Hosea 2:16...22; Matthew 9:18-26

                                                               Homily 

            The Gospel account we have today in Matthew's version is the same as the one we had in Mark's eight days ago, on the 13th Ordinary Sunday. We saw then how the two healing stories in this account convey a message about life and its restoration. It is about physical life, which the woman is called to give.  The two women in this gospel are restored to the capacity to give life.

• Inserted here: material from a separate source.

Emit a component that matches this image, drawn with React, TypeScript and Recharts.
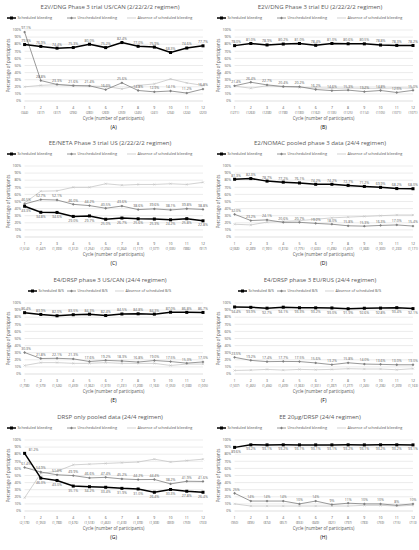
import { LineChart, Line, XAxis, YAxis, CartesianGrid, LabelList } from "recharts";

const FONT = "'Open Sans', 'Noto Sans', sans-serif";
const TXT = "#595959";

const cycles = [1, 2, 3, 4, 5, 6, 7, 8, 9, 10, 11, 12];
const yTicks = [0, 10, 20, 30, 40, 50, 60, 70, 80, 90, 100];

// (A) E2V/DNG US/CAN
const aCounts = ["344", "317", "317", "296", "280", "269", "259", "245", "241", "234", "224", "220"];
const aScheduled = [79.5, 76.9, 74.4, 75.3, 80.0, 75.2, 82.4, 77.0, 75.9, 68.3, 74.6, 77.7];
const aUnscheduled = [97.1, 28.8, 23.3, 21.6, 21.4, 16.0, 25.6, 14.8, 12.9, 14.1, 11.2, 16.8];
const aAbsence = [20.0, 22.0, 23.0, 22.0, 21.0, 20.5, 17.0, 22.0, 24.0, 31.0, 25.5, 22.0];

// (B) E2V/DNG EU
const bCounts = ["1271", "1263", "1238", "1198", "1180", "1162", "1135", "1125", "1114", "1105", "1071", "1071"];
const bScheduled = [78.0, 81.0, 78.9, 80.2, 81.0, 78.4, 81.0, 80.6, 80.5, 78.8, 78.3, 78.2];
const bUnscheduled = [21.4, 26.4, 22.7, 20.4, 20.2, 16.2, 14.6, 15.3, 13.2, 14.8, 12.0, 15.0];
const bAbsence = [21.0, 18.0, 21.5, 20.0, 19.0, 18.5, 18.0, 18.2, 18.0, 17.8, 18.5, 18.0];

// (C) EE/NETA US
const cCounts = ["1,514", "1,447", "1,393", "1,312", "1,254", "1,294", "1,264", "1,117", "1,077", "1,035", "986", "917"];
const cScheduled = [43.3, 34.8, 34.6, 29.0, 29.7, 25.0, 26.7, 25.6, 25.3, 24.2, 25.8, 22.8];
const cUnscheduled = [46.5, 52.7, 52.1, 46.0, 44.2, 40.5, 43.6, 38.6, 39.6, 38.1, 39.8, 38.8];
const cAbsence = [48.0, 64.5, 65.0, 70.0, 70.0, 75.0, 73.0, 74.0, 74.0, 75.0, 74.0, 77.0];

// (D) E2/NOMAC pooled
const dCounts = ["2,068", "2,289", "1,991", "1,874", "1,775", "1,633", "1,496", "1,457", "1,368", "1,300", "1,233", "1,171"];
const dScheduled = [81.3, 82.3, 78.7, 77.2, 76.1, 74.2, 74.2, 72.7, 71.2, 69.9, 68.2, 68.0];
const dUnscheduled = [32.0, 23.2, 24.1, 20.6, 20.7, 19.2, 18.0, 15.8, 15.3, 16.3, 17.0, 15.4];
const dAbsence = [18.0, 17.0, 21.0, 22.0, 23.0, 25.0, 27.0, 28.0, 29.0, 30.0, 31.0, 31.0];

// (E) E4/DRSP US/CAN
const eCounts = ["1,798", "1,579", "1,526", "1,459", "1,362", "1,319", "1,231", "1,208", "1,163", "1,053", "1,038", "1,005"];
const eScheduled = [86.4, 83.9, 82.0, 83.5, 84.3, 82.4, 84.5, 84.8, 84.3, 87.0, 86.8, 86.7];
const eUnscheduled = [30.3, 21.8, 22.1, 21.3, 17.6, 19.2, 18.3, 16.8, 19.0, 17.5, 15.3, 17.0];
const eAbsence = [12.0, 16.0, 16.0, 15.0, 15.0, 16.0, 15.0, 15.0, 15.0, 12.0, 14.0, 14.0];

// (F) E4/DRSP EU/RUS
const fCounts = ["1,507", "1,465", "1,456", "1,409", "1,363", "1,331", "1,287", "1,277", "1,245", "1,236", "1,209", "1,163"];
const fScheduled = [94.4, 93.9, 92.7, 94.1, 93.3, 93.2, 93.0, 91.9, 92.6, 92.8, 93.4, 92.1];
const fUnscheduled = [23.5, 19.2, 17.4, 17.7, 17.5, 15.6, 13.2, 15.8, 14.0, 13.6, 13.0, 13.0];
const fAbsence = [5.0, 5.5, 6.5, 5.5, 6.5, 6.0, 6.5, 7.5, 7.0, 7.0, 6.0, 7.5];

// (G) DRSP only pooled
const gCounts = ["2,178", "1,953", "1,788", "1,676", "1,518", "1,463", "1,418", "1,378", "1,308", "859", "759", "733"];
const gScheduled = [81.2, 46.3, 43.0, 35.1, 34.2, 33.4, 31.9, 31.0, 26.4, 30.3, 27.8, 26.4];
const gUnscheduled = [61.4, 54.9, 51.0, 49.9, 46.6, 47.4, 45.2, 44.2, 44.4, 38.2, 41.9, 41.6];
const gAbsence = [18.6, 53.0, 56.0, 65.0, 66.0, 67.0, 68.0, 69.0, 73.0, 69.0, 71.0, 73.0];

// (H) EE 20µg/DRSP
const hCounts = ["950", "895", "874", "857", "853", "849", "821", "797", "783", "759", "715", "713"];
const hScheduled = [89.6, 93.2, 93.1, 93.2, 93.1, 93.1, 93.1, 93.2, 93.1, 93.2, 93.2, 93.1];
const hUnscheduled = [25, 14, 14, 14, 10, 14, 9, 11, 10, 10, 8, 10];
const hAbsence = [10.0, 7.0, 7.0, 7.0, 7.0, 7.0, 7.0, 7.0, 8.0, 8.0, 7.0, 8.0];

const legendBleeding = ["Scheduled bleeding", "Unscheduled bleeding", "Absence of scheduled bleeding"];
const legendBS = ["Scheduled B/S", "Unscheduled B/S", "Absence of scheduled B/S"];

const panels = [
  { id: "A", left: 0, top: 0, title: "E2V/DNG Phase 3 trial US/CAN (2/22/2/2 regimen)", counts: aCounts, s: aScheduled, u: aUnscheduled, n: aAbsence, names: legendBleeding, lx: [7, 67, 127], sPos: "top", uPos: "top", dec: 1 },
  { id: "B", left: 210, top: 0, title: "E2V/DNG Phase 3 trial EU (2/22/2/2 regimen)", counts: bCounts, s: bScheduled, u: bUnscheduled, n: bAbsence, names: legendBleeding, lx: [7, 67, 127], sPos: "top", uPos: "top", dec: 1 },
  { id: "C", left: 0, top: 136, title: "EE/NETA Phase 3 trial US (2/22/2/2 regimen)", counts: cCounts, s: cScheduled, u: cUnscheduled, n: cAbsence, names: legendBleeding, lx: [7, 67, 127], sPos: "bottom", uPos: "top", dec: 1 },
  { id: "D", left: 210, top: 136, title: "E2/NOMAC pooled phase 3 data (24/4 regimen)", counts: dCounts, s: dScheduled, u: dUnscheduled, n: dAbsence, names: legendBleeding, lx: [7, 67, 127], sPos: "top", uPos: "top", dec: 1 },
  { id: "E", left: 0, top: 273, title: "E4/DRSP phase 3 US/CAN (24/4 regimen)", counts: eCounts, s: eScheduled, u: eUnscheduled, n: eAbsence, names: legendBS, lx: [28, 67, 115], sPos: "top", uPos: "top", dec: 1 },
  { id: "F", left: 210, top: 273, title: "E4/DRSP phase 3 EU/RUS (24/4 regimen)", counts: fCounts, s: fScheduled, u: fUnscheduled, n: fAbsence, names: legendBS, lx: [28, 67, 115], sPos: "bottom", uPos: "top", dec: 1 },
  { id: "G", left: 0, top: 410, title: "DRSP only pooled data (24/4 regimen)", counts: gCounts, s: gScheduled, u: gUnscheduled, n: gAbsence, names: legendBleeding, lx: [7, 67, 127], sPos: "bottom", uPos: "top", dec: 1 },
  { id: "H", left: 210, top: 410, title: "EE 20µg/DRSP (24/4 regimen)", counts: hCounts, s: hScheduled, u: hUnscheduled, n: hAbsence, names: legendBleeding, lx: [7, 67, 127], sPos: "bottom", uPos: "top", dec: 0 },
];

const W = 209;
const H = 137;

const squareDot = (p: any) =>
  p.cx == null ? null : <rect key={"s" + p.index} x={p.cx - 1.5} y={p.cy - 1.5} width={3} height={3} fill="#000" />;
const diamondDot = (p: any) =>
  p.cx == null ? null : (
    <path key={"u" + p.index} d={`M${p.cx},${p.cy - 1.4}L${p.cx + 1.4},${p.cy}L${p.cx},${p.cy + 1.4}L${p.cx - 1.4},${p.cy}Z`} fill="#7f7f7f" />
  );
const crossDot = (p: any) =>
  p.cx == null ? null : (
    <path key={"n" + p.index} d={`M${p.cx - 1.1},${p.cy - 1.1}L${p.cx + 1.1},${p.cy + 1.1}M${p.cx - 1.1},${p.cy + 1.1}L${p.cx + 1.1},${p.cy - 1.1}`} stroke="#bfbfbf" strokeWidth={0.5} />
  );

const makeLabel = (pos: string, dec: number, panelId: string, series: string) => (p: any) => {
  const { x, y, value, index } = p;
  let dx = index === 0 ? 1.5 : 0;
  let dy = pos === "top" ? -2.6 : 5.6;
  if (panelId === "G" && series === "s" && index === 0) {
    dx = 9;
    dy = -2;
  }
  return (
    <text key={series + index} x={x + dx} y={y + dy} fontSize={3.5} fill={TXT} textAnchor="middle" fontFamily={FONT}>
      {Number(value).toFixed(dec)}%
    </text>
  );
};

const CycleTick = (props: any) => {
  const { x, y, payload, index, counts } = props;
  return (
    <g>
      <text x={x} y={y + 3.5} textAnchor="middle" fontSize={3.5} fill={TXT} fontFamily={FONT}>
        {payload.value}
      </text>
      <text x={x} y={y + 8.5} textAnchor="middle" fontSize={3.1} fill={TXT} fontFamily={FONT}>
        ({counts[index]})
      </text>
    </g>
  );
};

function Panel({ cfg }: { cfg: any }) {
  const data = cycles.map((c, i) => ({ cycle: c, scheduled: cfg.s[i], unscheduled: cfg.u[i], absence: cfg.n[i] }));
  return (
    <div style={{ position: "absolute", left: cfg.left, top: cfg.top, width: W, height: H }}>
      <LineChart width={W} height={H} data={data} margin={{ top: 30, right: 6, bottom: 14, left: 10 }}>
        <CartesianGrid vertical={false} stroke="#d9d9d9" strokeWidth={0.5} />
        <XAxis
          dataKey="cycle"
          height={22}
          interval={0}
          tickLine={false}
          tickSize={4}
          tickMargin={0}
          axisLine={{ stroke: "#d9d9d9", strokeWidth: 0.5 }}
          tick={(p: any) => <CycleTick {...p} counts={cfg.counts} />}
        />
        <YAxis
          type="number"
          width={14.6}
          domain={[0, 100]}
          ticks={yTicks}
          interval={0}
          tickFormatter={(v: number) => v + "%"}
          tick={{ fontSize: 3.4, fill: TXT, fontFamily: FONT }}
          axisLine={false}
          tickLine={false}
          tickSize={2}
          tickMargin={1.5}
        />
        <Line dataKey="absence" stroke="#bfbfbf" strokeWidth={0.7} dot={crossDot} isAnimationActive={false} />
        <Line dataKey="unscheduled" stroke="#7f7f7f" strokeWidth={0.8} dot={diamondDot} isAnimationActive={false}>
          <LabelList dataKey="unscheduled" content={makeLabel(cfg.uPos, cfg.dec, cfg.id, "u")} />
        </Line>
        <Line dataKey="scheduled" stroke="#000" strokeWidth={1.5} dot={squareDot} isAnimationActive={false}>
          <LabelList dataKey="scheduled" content={makeLabel(cfg.sPos, 1, cfg.id, "s")} />
        </Line>
      </LineChart>
      <svg width={W} height={H} style={{ position: "absolute", left: 0, top: 0, pointerEvents: "none" }} fontFamily={FONT}>
        <text x={110} y={8.5} textAnchor="middle" fontSize={6} fill={TXT}>
          {cfg.title}
        </text>
        {cfg.names.map((name: string, i: number) => {
          const x0 = cfg.lx[i];
          const y0 = 18;
          return (
            <g key={name}>
              {i === 0 && <line x1={x0} x2={x0 + 9} y1={y0} y2={y0} stroke="#000" strokeWidth={1.5} />}
              {i === 0 && <rect x={x0 + 3} y={y0 - 1.5} width={3} height={3} fill="#000" />}
              {i === 1 && <line x1={x0} x2={x0 + 9} y1={y0} y2={y0} stroke="#7f7f7f" strokeWidth={0.8} />}
              {i === 1 && <path d={`M${x0 + 4.5},${y0 - 1.4}L${x0 + 5.9},${y0}L${x0 + 4.5},${y0 + 1.4}L${x0 + 3.1},${y0}Z`} fill="#7f7f7f" />}
              {i === 2 && <line x1={x0} x2={x0 + 9} y1={y0} y2={y0} stroke="#bfbfbf" strokeWidth={0.7} />}
              <text x={x0 + 10.5} y={y0 + 1.3} fontSize={3.8} fill={TXT}>
                {name}
              </text>
            </g>
          );
        })}
        <text transform="rotate(-90)" x={-65.5} y={9.5} textAnchor="middle" fontSize={4.4} fill={TXT}>
          Percentage of participants
        </text>
        <text x={113.6} y={119.5} textAnchor="middle" fontSize={4.4} fill={TXT}>
          Cycle (number of participants)
        </text>
        <text x={113.6} y={129} textAnchor="middle" fontSize={5} fill="#000">
          ({cfg.id})
        </text>
      </svg>
    </div>
  );
}

export default function App() {
  return (
    <div style={{ position: "absolute", left: 0, top: 0, width: 419, height: 550, background: "#fff" }}>
      {panels.map((p) => (
        <Panel key={p.id} cfg={p} />
      ))}
    </div>
  );
}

            The first reading, from the prophet Hosea, also speaks of life, but in a much more poetic way.  Hosea describes God's relationship with his people using the image of a husband's unfailing love for his wife, even though she has deceived him and gone to the idols, the Baals.  He wants to take her into the desert and speak to her heart. It is a story full of tenderness, very much in the line of the Song of Songs. It was therefore quite normal to have, as a psalm refrain, after this reading, the verse from Psalm 144: "The Lord is tender and merciful".

            For the prophet Hosea, as for Pope Francis, who often uses the word "tenderness", this has no character of weakness. On the contrary, it has a transforming power.  It is because he loves his people with tenderness that God can transform them, convert them.  By establishing an unbreakable covenant with his people, he makes them capable of loving him for days on end, like a faithful wife. This bond between God and his people will then be marked not only by duration, but also by justice and righteousness, by faithfulness and loyalty.

            The one who receives this gift is enabled to "know the Lord". This knowledge is a form of love for the Lord.

            During this Eucharist, let us open ourselves to this gift of conversion, which will transform us and make us know in an ever more existential way the tenderness of our God.